De overkant

Jelte Egel heeft een moeder, maar geen vader meer. Die is omgekomen in het verkeer. Samen met zijn broertjes krijgt Jelte van zijn moeder dan ook de les nooit de grote weg over te steken. Maar de kleine egel is zo nieuwsgierig en droomt van een andere wereld. Op een nacht kan hij zich niet langer bedwingen. Hij steekt de weg over en ziet eindelijk zijn vader terug op een "fijne, mooie plek die wel en ook weer niet echt is", zo vertelt zijn vader, "het is een plek tussen de sterren die je aan de hemel ziet." Dan neemt het verhaal een andere wending: Jelte blijkt toch net niet overreden en hij heeft zijn lesje geleerd: ‘Ik mag de weg niet oversteken, ook niet midden in de nacht. Ik kan nu weer lekker slapen, want mijn papa houdt de wacht.’

Het slot geeft meteen de zwakte van dit verhaal weer: het is allemaal zo goed bedoeld en tegelijk zo flauw berijmd. De troostrijke boodschap ligt er vingerdik op en de combinatie met de les dat je voorzichtig moet zijn in het verkeer is overduidelijk. Door dieren als personages te kiezen, zorgt de auteur voor afstand, maar daardoor raakt het verhaal niet echt. Die afstand wordt nog versterkt door de onbeholpen rijmvorm met al te veel kreupele ritmes en flauwe of gewrongen rijmen, zoals in de volgende strofe: ‘Bijna niemand die wil oversteken, haalt ongedeerd de overkant. Zo is pas een groep fazanten onder een autoband beland.’

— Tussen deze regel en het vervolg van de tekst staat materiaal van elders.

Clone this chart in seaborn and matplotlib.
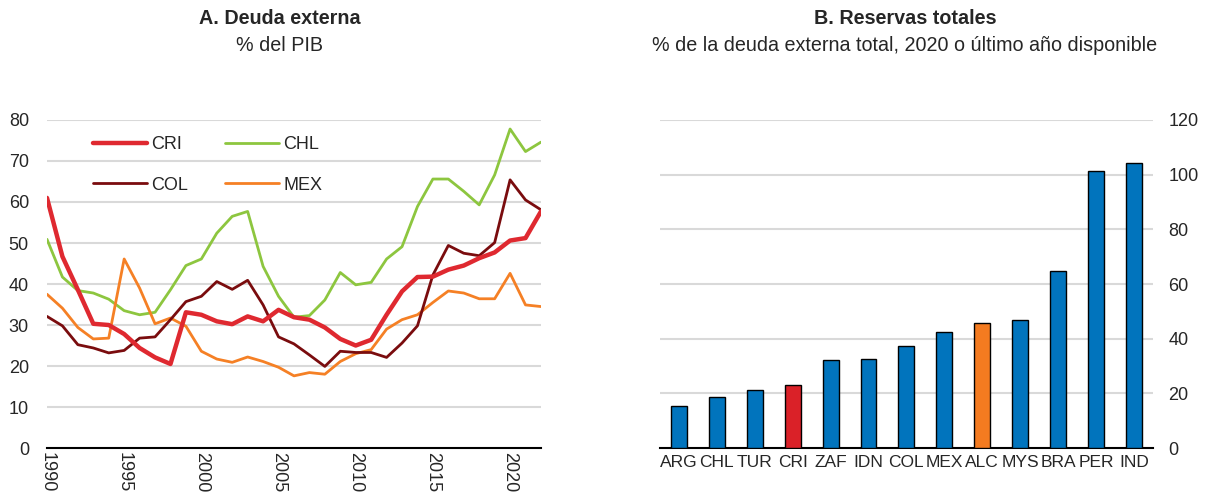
import numpy as np
import pandas as pd
import matplotlib
matplotlib.use("Agg")
import matplotlib.pyplot as plt
import seaborn as sns

# --- data ---
YEARS = list(range(1990, 2023))
CRI = [61.0, 46.7, 38.6, 30.3, 30.0, 27.8, 24.4, 22.1, 20.5, 33.1, 32.5, 30.9, 30.2, 32.1, 30.9, 33.7, 31.9,
       31.3, 29.4, 26.6, 25.0, 26.4, 32.5, 38.2, 41.7, 41.8, 43.5, 44.5, 46.3, 47.7, 50.6, 51.2, 57.7]
CHL = [50.9, 41.7, 38.4, 37.8, 36.3, 33.5, 32.5, 33.1, 38.6, 44.5, 46.1, 52.4, 56.5, 57.7, 44.3, 37.0, 31.9,
       32.3, 36.1, 42.8, 39.8, 40.4, 46.1, 49.1, 58.9, 65.6, 65.6, 62.6, 59.3, 66.6, 77.8, 72.3, 74.6]
COL = [32.1, 29.8, 25.2, 24.4, 23.2, 23.8, 26.8, 27.1, 31.3, 35.7, 37.0, 40.6, 38.7, 40.9, 34.9, 27.1, 25.4,
       22.7, 19.9, 23.6, 23.3, 23.3, 22.1, 25.6, 29.8, 42.2, 49.4, 47.5, 46.9, 50.1, 65.4, 60.5, 58.1]
MEX = [37.5, 34.1, 29.4, 26.6, 26.8, 46.1, 39.0, 30.3, 31.7, 29.7, 23.6, 21.7, 20.9, 22.2, 21.1, 19.7, 17.6,
       18.4, 18.0, 21.1, 23.0, 24.0, 29.0, 31.3, 32.5, 35.5, 38.3, 37.8, 36.4, 36.4, 42.6, 34.9, 34.5]

COUNTRIES = ["ARG", "CHL", "TUR", "CRI", "ZAF", "IDN", "COL", "MEX", "ALC", "MYS", "BRA", "PER", "IND"]
RESERVES = [15.5, 18.8, 21.3, 23.0, 32.2, 32.4, 37.5, 42.4, 45.8, 47.0, 64.6, 101.5, 104.4]

LINE_COLORS = {"CRI": "#DF2930", "CHL": "#8DC63F", "COL": "#7A0C0E", "MEX": "#F58025"}
LINE_WIDTHS = {"CRI": 3.2, "CHL": 2.0, "COL": 2.0, "MEX": 2.0}
BLUE, RED, ORANGE = "#0174BD", "#DA2128", "#F47B20"
GRID = "#D9D9D9"

sns.set_style("white")
plt.rcParams["font.family"] = ["Liberation Sans", "DejaVu Sans"]
plt.rcParams["font.size"] = 13

fig = plt.figure(figsize=(12.11, 4.95), dpi=100)
ax1 = fig.add_axes([0.0388, 0.0949, 0.4079, 0.6627])
ax2 = fig.add_axes([0.545, 0.0949, 0.407, 0.6627])

# --- panel A: lines ---
df = pd.DataFrame({"year": YEARS, "CRI": CRI, "CHL": CHL, "COL": COL, "MEX": MEX})
long = df.melt(id_vars="year", var_name="pais", value_name="valor")
for name in ["CHL", "MEX", "COL", "CRI"]:
    sns.lineplot(data=long[long.pais == name], x="year", y="valor", color=LINE_COLORS[name],
                 lw=LINE_WIDTHS[name], ax=ax1, label=name)

ax1.set_xlim(1990, 2022)
ax1.set_ylim(0, 80)
ax1.set_yticks(range(0, 81, 10))
ax1.set_xticks(range(1990, 2023, 5))
ax1.set_xticks(YEARS, minor=True)
ax1.set_xticklabels([str(y) for y in range(1990, 2023, 5)], rotation=-90, ha="center", va="top")
ax1.tick_params(axis="x", which="both", direction="in", length=7, width=1.2, color="black", pad=3)
ax1.tick_params(axis="y", length=0, pad=13)
for y in range(10, 81, 10):
    ax1.axhline(y, color=GRID, lw=1.5, zorder=0)
for s in ["top", "right", "left"]:
    ax1.spines[s].set_visible(False)
ax1.spines["bottom"].set_color("black")
ax1.spines["bottom"].set_linewidth(1.5)
ax1.set_xlabel("")
ax1.set_ylabel("")

# legend fills column-first: CRI/COL in column 1, CHL/MEX in column 2
h, l = ax1.get_legend_handles_labels()
order = [l.index(n) for n in ["CRI", "COL", "CHL", "MEX"]]
ax1.legend([h[i] for i in order], [l[i] for i in order], ncol=2, frameon=False,
           loc="upper left", bbox_to_anchor=(0.06, 1.0), handlelength=3.0,
           columnspacing=2.0, labelspacing=1.3, handletextpad=0.25, fontsize=13)

# --- panel B: bars ---
bar_colors = {c: BLUE for c in COUNTRIES}
bar_colors["CRI"] = RED
bar_colors["ALC"] = ORANGE
bdf = pd.DataFrame({"pais": COUNTRIES, "reservas": RESERVES})
sns.barplot(data=bdf, x="pais", y="reservas", hue="pais", palette=bar_colors, legend=False,
            width=0.42, saturation=1, edgecolor="black", linewidth=1.0, ax=ax2, zorder=3)

ax2.set_xlim(-0.5, len(COUNTRIES) - 0.5)
ax2.set_ylim(0, 120)
ax2.set_yticks(range(0, 121, 20))
ax2.yaxis.tick_right()
ax2.tick_params(axis="y", length=0, pad=11)
ax2.set_xticks(np.arange(-0.5, len(COUNTRIES), 1.0), minor=True)
ax2.tick_params(axis="x", which="major", length=0, pad=5, labelsize=12.5)
ax2.tick_params(axis="x", which="minor", direction="in", length=7, width=1.2, color="black")
for y in range(20, 121, 20):
    ax2.axhline(y, color=GRID, lw=1.5, zorder=0)
for s in ["top", "right", "left"]:
    ax2.spines[s].set_visible(False)
ax2.spines["bottom"].set_color("black")
ax2.spines["bottom"].set_linewidth(1.5)
ax2.set_xlabel("")
ax2.set_ylabel("")

# --- titles ---
fig.text(0.2312, 0.962, "A. Deuda externa", ha="center", va="center", fontweight="bold", fontsize=14.2)
fig.text(0.2312, 0.908, "% del PIB", ha="center", va="center", fontsize=14.2)
fig.text(0.7473, 0.962, "B. Reservas totales", ha="center", va="center", fontweight="bold", fontsize=14.2)
fig.text(0.7473, 0.908, "% de la deuda externa total, 2020 o último año disponible", ha="center",
         va="center", fontsize=14.2)

fig.savefig("out.png", dpi=100)
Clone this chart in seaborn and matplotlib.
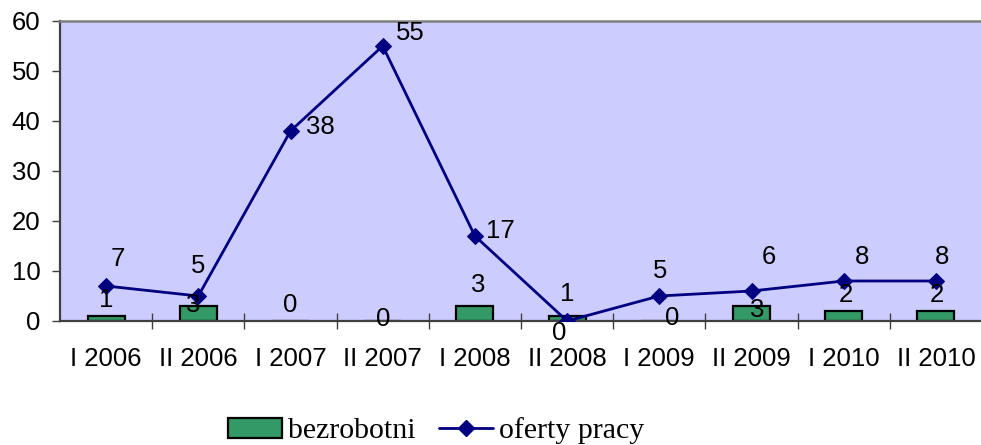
import matplotlib
matplotlib.use('Agg')
import matplotlib.pyplot as plt
from matplotlib.patches import Patch
from matplotlib.lines import Line2D
import numpy as np
import seaborn as sns

# data
periods = ['I 2006', 'II 2006', 'I 2007', 'II 2007', 'I 2008',
           'II 2008', 'I 2009', 'II 2009', 'I 2010', 'II 2010']
bezrobotni = [1, 3, 0, 0, 3, 1, 0, 3, 2, 2]
oferty = [7, 5, 38, 55, 17, 0, 5, 6, 8, 8]

# label nudges in pixels (dx right, dy up), as placed in the original
bar_label_offsets = [(0, 16), (-5, 1), (0, 16), (0, 2), (3, 21),
                     (0, 22), (13, 3), (6, -4), (2, 16), (1, 16)]
line_label_offsets = [(12, 27), (0, 30), (30, 4), (28, 13), (25, 5),
                      (-8, -12), (1, 25), (17, 34), (18, 24), (6, 24)]

sns.set_style('ticks')
plt.rcParams['font.family'] = ['Liberation Sans', 'DejaVu Sans']
plt.rcParams['text.color'] = 'black'

fig = plt.figure(figsize=(9.81, 4.45), dpi=100)
ax = fig.add_axes([60 / 981, 1 - 321 / 445, 922 / 981, 300 / 445])
ax.set_facecolor('#CCCCFF')

# bars
sns.barplot(x=periods, y=bezrobotni, color='#339966', saturation=1,
            edgecolor='black', linewidth=1.6, width=0.4, ax=ax, zorder=2)

# line
x = np.arange(len(periods))
sns.lineplot(x=x, y=oferty, color='#000080', marker='D', markersize=8,
             markeredgecolor='#000080', linewidth=2, ax=ax, zorder=3)

# data labels
for i, v in enumerate(bezrobotni):
    ax.annotate(str(v), (x[i], v), xytext=bar_label_offsets[i],
                textcoords='offset pixels', ha='center', va='center',
                fontsize=18.5, color='black', zorder=4)
for i, v in enumerate(oferty):
    ax.annotate(str(v), (x[i], v), xytext=line_label_offsets[i],
                textcoords='offset pixels', ha='center', va='center',
                fontsize=18.5, color='black', zorder=4, annotation_clip=False)

ax.set_xlim(-0.5, 9.5)
ax.set_ylim(0, 60)
ax.set_yticks(range(0, 61, 10))
ax.set_xticks(x)
ax.set_xticklabels(periods)
ax.set_xticks(np.arange(0.5, 9.5, 1), minor=True)
ax.set_xlabel('')
ax.set_ylabel('')

ax.tick_params(axis='y', which='major', direction='out', length=6,
               width=1, color='#404040', labelsize=18.5, labelcolor='black', pad=8)
ax.tick_params(axis='x', which='major', length=0, labelsize=18.5,
               labelcolor='black', pad=19)
ax.tick_params(axis='x', which='minor', direction='inout', length=11,
               width=1, color='#404040')

for side in ['left', 'bottom']:
    ax.spines[side].set_color('#404040')
    ax.spines[side].set_linewidth(1.6)
for side in ['top', 'right']:
    ax.spines[side].set_visible(True)
    ax.spines[side].set_color('#808080')
    ax.spines[side].set_linewidth(1.8)

# legend
handles = [Patch(facecolor='#339966', edgecolor='black', linewidth=1.6, label='bezrobotni'),
           Line2D([], [], color='#000080', marker='D', markersize=8, linewidth=2,
                  label='oferty pracy')]
fig.legend(handles=handles, loc='center', bbox_to_anchor=(436 / 981, 1 - 431 / 445),
           ncol=2, frameon=False, prop={'family': 'Liberation Serif', 'size': 21.5},
           handlelength=1.8, handleheight=0.7, handletextpad=0.2, columnspacing=0.8)

fig.savefig('out.png', dpi=100)
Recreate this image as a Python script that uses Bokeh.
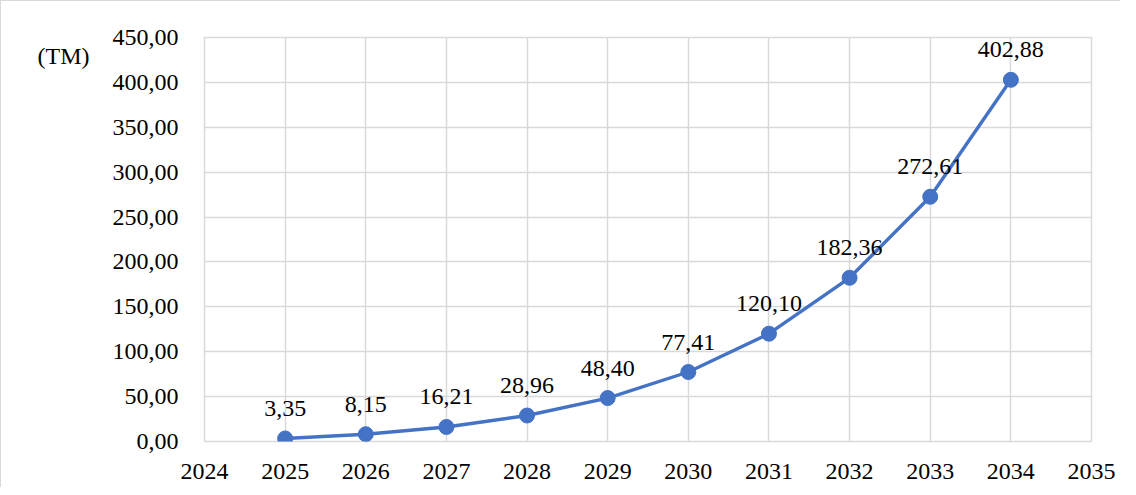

Ook Harmen van Straaten is niet op zijn best. Zijn waterverfschilderijtjes doen weinig meer dan het verhaal uitbeelden. De afwisseling tussen licht en donker, hemel en aarde beeldt hij uit door gebruik te maken van contrasten tussen lichtgroen en blauwgrijs. De wereld aan de overkant is natuurlijk heel helder en Jeltes vader zit er onder een rode paddenstoel met witte stippen, niet erg origineel. Bijna altijd hebben de egels een glimlach op het gezicht, die het geheel iets lichters geeft dan het verhaal behoeft.